Regularity of two-phase free boundary minimizers in periodic media
Farhan Abedin, William M Feldman
TL;DR
This work develops a comprehensive regularity theory for two-phase free boundary minimizers in periodic media. By linking the original heterogeneous functional \\mathcal{J}(u,U) to its homogenized form \\mathcal{J}_0 and proving a one-step improvement of flatness for non-degenerate approximate minimizers, the authors derive a large-scale Lipschitz estimate and a Liouville property for entire minimizers. The analysis combines approximate viscosity solutions, harmonic replacement techniques, and a quantitative homogenization framework (upscaling and downscaling) to obtain sharp energy and flatness control across scales, culminating in large-scale Lipschitz regularity and plane-like classifications.
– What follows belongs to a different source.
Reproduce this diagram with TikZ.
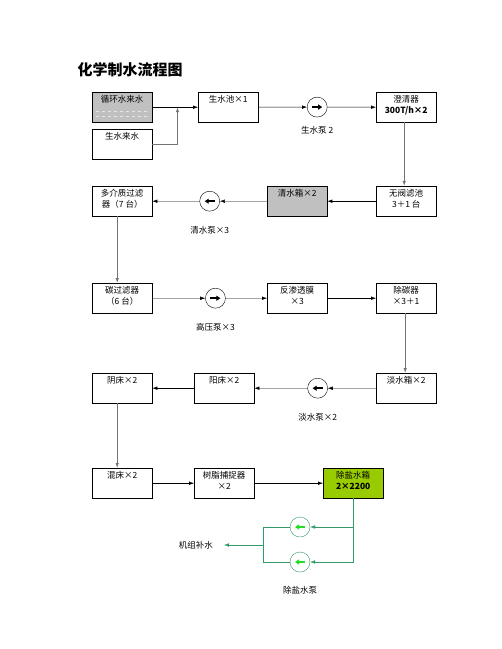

The results extend classical Alt-Caffarelli-Friedman-type regularity to periodic media, with significant implications for free boundary problems in heterogeneous environments and potential applications in materials science and fluid interfaces.
Abstract
We study the regularity of minimizers of a two-phase energy functional in periodic media. Our main result is a large scale Lipschitz estimate. We also establish improvement-of-flatness for non-degenerate minimizers, which is a key ingredient in the proof of the Lipschitz estimate. As a consequence, we obtain a Liouville property for entire non-degenerate minimizers.